Problem description – Keep to the lines from the line containing "Convert this chart to matplotlib code." through the line containing "ax = fig.add_axes([77": copy them exactly and leave every picture out.

Record list –
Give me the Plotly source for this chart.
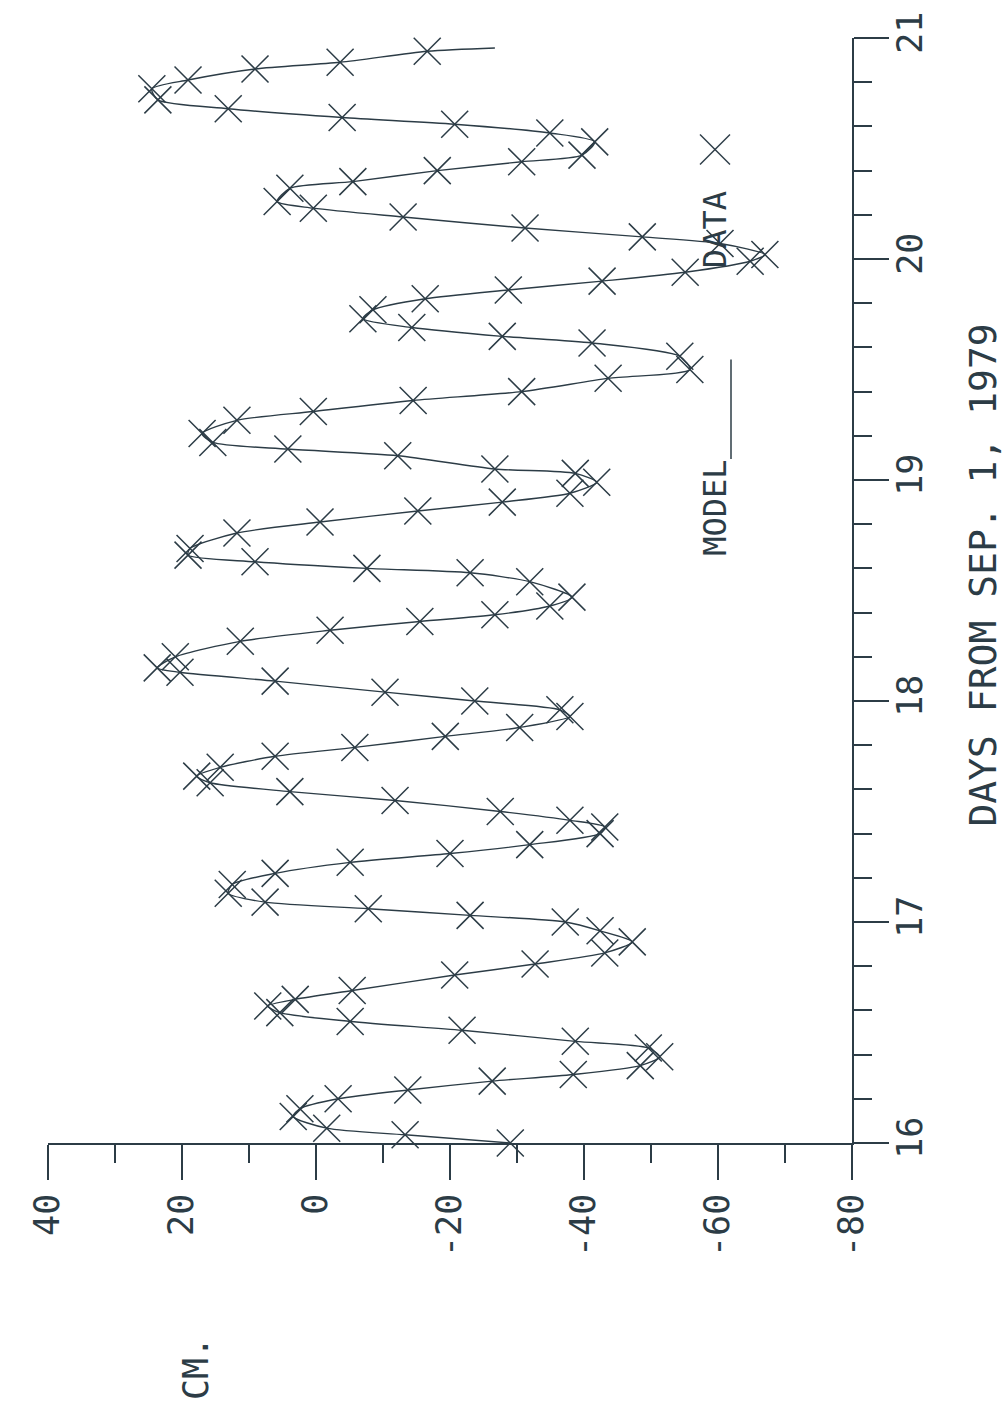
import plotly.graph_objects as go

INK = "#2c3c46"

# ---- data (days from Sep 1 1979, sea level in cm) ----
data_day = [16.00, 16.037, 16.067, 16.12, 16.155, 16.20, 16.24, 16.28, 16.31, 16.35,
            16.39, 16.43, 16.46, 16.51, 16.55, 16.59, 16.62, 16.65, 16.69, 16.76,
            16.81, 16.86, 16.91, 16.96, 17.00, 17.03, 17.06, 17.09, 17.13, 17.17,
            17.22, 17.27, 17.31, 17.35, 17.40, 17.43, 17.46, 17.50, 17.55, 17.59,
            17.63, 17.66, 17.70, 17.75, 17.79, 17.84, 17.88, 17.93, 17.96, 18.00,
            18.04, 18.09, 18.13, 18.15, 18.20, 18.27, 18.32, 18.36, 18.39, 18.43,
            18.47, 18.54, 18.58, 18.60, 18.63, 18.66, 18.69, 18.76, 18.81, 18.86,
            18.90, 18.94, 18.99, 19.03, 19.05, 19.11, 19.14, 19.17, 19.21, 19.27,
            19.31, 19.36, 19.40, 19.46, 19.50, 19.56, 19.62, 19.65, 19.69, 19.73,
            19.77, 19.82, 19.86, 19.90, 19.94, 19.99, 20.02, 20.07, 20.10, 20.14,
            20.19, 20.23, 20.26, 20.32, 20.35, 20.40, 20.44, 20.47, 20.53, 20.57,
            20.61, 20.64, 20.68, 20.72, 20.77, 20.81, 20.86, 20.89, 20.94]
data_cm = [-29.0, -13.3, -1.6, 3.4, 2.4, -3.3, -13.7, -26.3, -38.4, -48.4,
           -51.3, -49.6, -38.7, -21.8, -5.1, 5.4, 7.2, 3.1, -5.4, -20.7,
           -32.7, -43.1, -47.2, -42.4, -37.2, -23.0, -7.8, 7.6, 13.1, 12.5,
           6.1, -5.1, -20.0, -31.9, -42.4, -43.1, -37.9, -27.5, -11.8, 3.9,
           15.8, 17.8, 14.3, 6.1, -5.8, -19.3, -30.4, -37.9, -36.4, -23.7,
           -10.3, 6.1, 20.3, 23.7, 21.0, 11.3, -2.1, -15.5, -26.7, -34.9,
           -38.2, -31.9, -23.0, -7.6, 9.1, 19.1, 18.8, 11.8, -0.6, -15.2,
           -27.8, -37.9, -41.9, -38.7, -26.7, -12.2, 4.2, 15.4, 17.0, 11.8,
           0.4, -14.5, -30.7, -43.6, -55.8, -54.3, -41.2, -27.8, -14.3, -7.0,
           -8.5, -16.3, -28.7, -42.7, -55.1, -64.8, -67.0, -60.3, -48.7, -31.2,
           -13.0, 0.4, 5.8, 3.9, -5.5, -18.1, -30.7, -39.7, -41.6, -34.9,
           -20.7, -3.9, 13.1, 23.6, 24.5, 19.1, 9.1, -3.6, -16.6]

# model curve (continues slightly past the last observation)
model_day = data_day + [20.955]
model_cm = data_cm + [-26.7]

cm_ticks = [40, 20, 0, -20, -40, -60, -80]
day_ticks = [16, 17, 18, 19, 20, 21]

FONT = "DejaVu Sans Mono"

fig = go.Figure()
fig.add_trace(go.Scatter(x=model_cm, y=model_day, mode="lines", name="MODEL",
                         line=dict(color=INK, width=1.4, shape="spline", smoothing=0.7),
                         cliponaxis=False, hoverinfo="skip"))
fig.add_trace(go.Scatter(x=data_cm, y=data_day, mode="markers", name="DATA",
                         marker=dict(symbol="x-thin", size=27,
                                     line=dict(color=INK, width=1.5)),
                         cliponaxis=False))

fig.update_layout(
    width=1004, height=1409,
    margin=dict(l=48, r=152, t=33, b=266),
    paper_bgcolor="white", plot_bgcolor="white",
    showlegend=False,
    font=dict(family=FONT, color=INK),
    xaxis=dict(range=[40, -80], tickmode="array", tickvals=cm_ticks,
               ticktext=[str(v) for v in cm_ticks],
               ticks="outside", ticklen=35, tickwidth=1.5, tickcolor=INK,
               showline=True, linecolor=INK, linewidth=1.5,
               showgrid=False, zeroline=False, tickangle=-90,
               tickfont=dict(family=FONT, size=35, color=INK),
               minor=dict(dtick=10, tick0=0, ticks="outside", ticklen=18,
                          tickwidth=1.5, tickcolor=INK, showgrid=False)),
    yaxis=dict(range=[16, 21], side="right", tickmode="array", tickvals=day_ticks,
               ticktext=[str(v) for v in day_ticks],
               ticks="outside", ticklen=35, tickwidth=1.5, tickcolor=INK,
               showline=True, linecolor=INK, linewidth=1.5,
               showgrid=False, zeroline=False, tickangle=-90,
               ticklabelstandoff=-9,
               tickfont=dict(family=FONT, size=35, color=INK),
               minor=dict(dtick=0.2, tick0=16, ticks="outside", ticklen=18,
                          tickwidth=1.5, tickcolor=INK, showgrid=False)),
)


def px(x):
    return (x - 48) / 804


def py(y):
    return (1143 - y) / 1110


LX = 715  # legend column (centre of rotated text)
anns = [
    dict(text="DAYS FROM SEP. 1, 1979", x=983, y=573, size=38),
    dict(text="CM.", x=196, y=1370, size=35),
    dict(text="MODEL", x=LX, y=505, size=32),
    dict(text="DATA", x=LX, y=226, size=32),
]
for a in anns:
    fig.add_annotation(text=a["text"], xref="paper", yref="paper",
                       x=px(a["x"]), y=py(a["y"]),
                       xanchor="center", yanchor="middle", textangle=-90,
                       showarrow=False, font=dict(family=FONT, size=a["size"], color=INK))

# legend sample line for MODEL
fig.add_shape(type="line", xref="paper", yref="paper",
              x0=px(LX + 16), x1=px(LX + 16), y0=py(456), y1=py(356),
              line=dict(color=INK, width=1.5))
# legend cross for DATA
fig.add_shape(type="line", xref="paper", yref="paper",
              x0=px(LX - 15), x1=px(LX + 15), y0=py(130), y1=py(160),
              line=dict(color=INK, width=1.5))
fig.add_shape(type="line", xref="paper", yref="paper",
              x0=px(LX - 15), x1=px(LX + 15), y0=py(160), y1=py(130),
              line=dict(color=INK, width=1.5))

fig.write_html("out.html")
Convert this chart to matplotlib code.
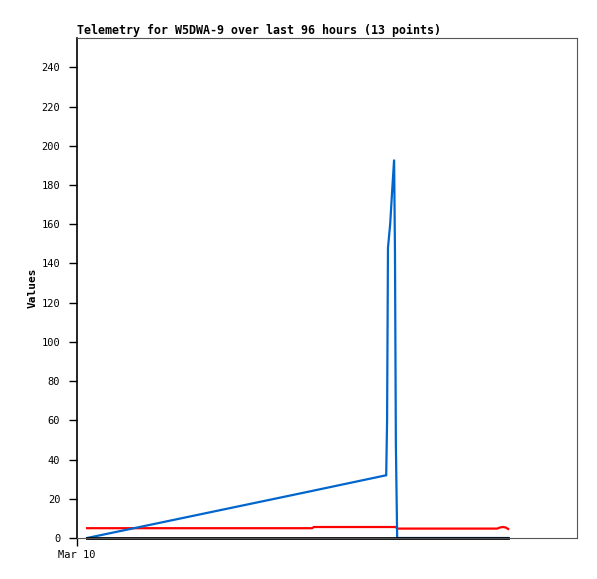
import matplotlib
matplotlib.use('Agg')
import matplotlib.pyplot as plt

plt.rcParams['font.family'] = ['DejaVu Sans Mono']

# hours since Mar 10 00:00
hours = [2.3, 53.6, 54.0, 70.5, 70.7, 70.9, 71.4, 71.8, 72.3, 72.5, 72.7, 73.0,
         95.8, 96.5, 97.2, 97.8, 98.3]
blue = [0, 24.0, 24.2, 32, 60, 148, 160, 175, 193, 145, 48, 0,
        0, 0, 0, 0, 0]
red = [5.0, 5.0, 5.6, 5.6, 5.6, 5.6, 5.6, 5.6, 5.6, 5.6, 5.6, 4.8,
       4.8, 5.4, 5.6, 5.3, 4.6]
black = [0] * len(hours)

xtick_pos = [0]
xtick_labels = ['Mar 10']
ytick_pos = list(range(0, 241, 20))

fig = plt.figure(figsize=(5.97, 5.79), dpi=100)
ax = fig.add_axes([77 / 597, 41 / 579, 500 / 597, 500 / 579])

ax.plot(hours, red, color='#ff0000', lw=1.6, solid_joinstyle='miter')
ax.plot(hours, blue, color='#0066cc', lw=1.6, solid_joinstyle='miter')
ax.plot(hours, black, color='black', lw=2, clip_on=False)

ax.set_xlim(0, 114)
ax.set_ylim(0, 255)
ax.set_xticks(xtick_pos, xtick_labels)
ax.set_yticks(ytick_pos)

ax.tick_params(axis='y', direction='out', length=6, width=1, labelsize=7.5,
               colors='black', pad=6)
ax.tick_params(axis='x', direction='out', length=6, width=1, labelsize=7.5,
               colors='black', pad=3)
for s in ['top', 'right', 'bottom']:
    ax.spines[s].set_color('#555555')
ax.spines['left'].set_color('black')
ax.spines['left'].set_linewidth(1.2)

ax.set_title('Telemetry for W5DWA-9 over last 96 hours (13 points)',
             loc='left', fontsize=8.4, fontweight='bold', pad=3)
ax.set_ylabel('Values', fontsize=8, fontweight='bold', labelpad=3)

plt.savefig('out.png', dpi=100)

Final result –
Convert this chart to matplotlib code.
import matplotlib
matplotlib.use('Agg')
import matplotlib.pyplot as plt

plt.rcParams['font.family'] = ['DejaVu Sans Mono']

# hours since Mar 10 00:00
hours = [2.3, 53.6, 54.0, 70.5, 70.7, 70.9, 71.4, 71.8, 72.3, 72.5, 72.7, 73.0,
         95.8, 96.5, 97.2, 97.8, 98.3]
blue = [0, 24.0, 24.2, 32, 60, 148, 160, 175, 193, 145, 48, 0,
        0, 0, 0, 0, 0]
red = [5.0, 5.0, 5.6, 5.6, 5.6, 5.6, 5.6, 5.6, 5.6, 5.6, 5.6, 4.8,
       4.8, 5.4, 5.6, 5.3, 4.6]
black = [0] * len(hours)

xtick_pos = [0]
xtick_labels = ['Mar 10']
ytick_pos = list(range(0, 241, 20))

fig = plt.figure(figsize=(5.97, 5.79), dpi=100)
ax = fig.add_axes([77 / 597, 41 / 579, 500 / 597, 500 / 579])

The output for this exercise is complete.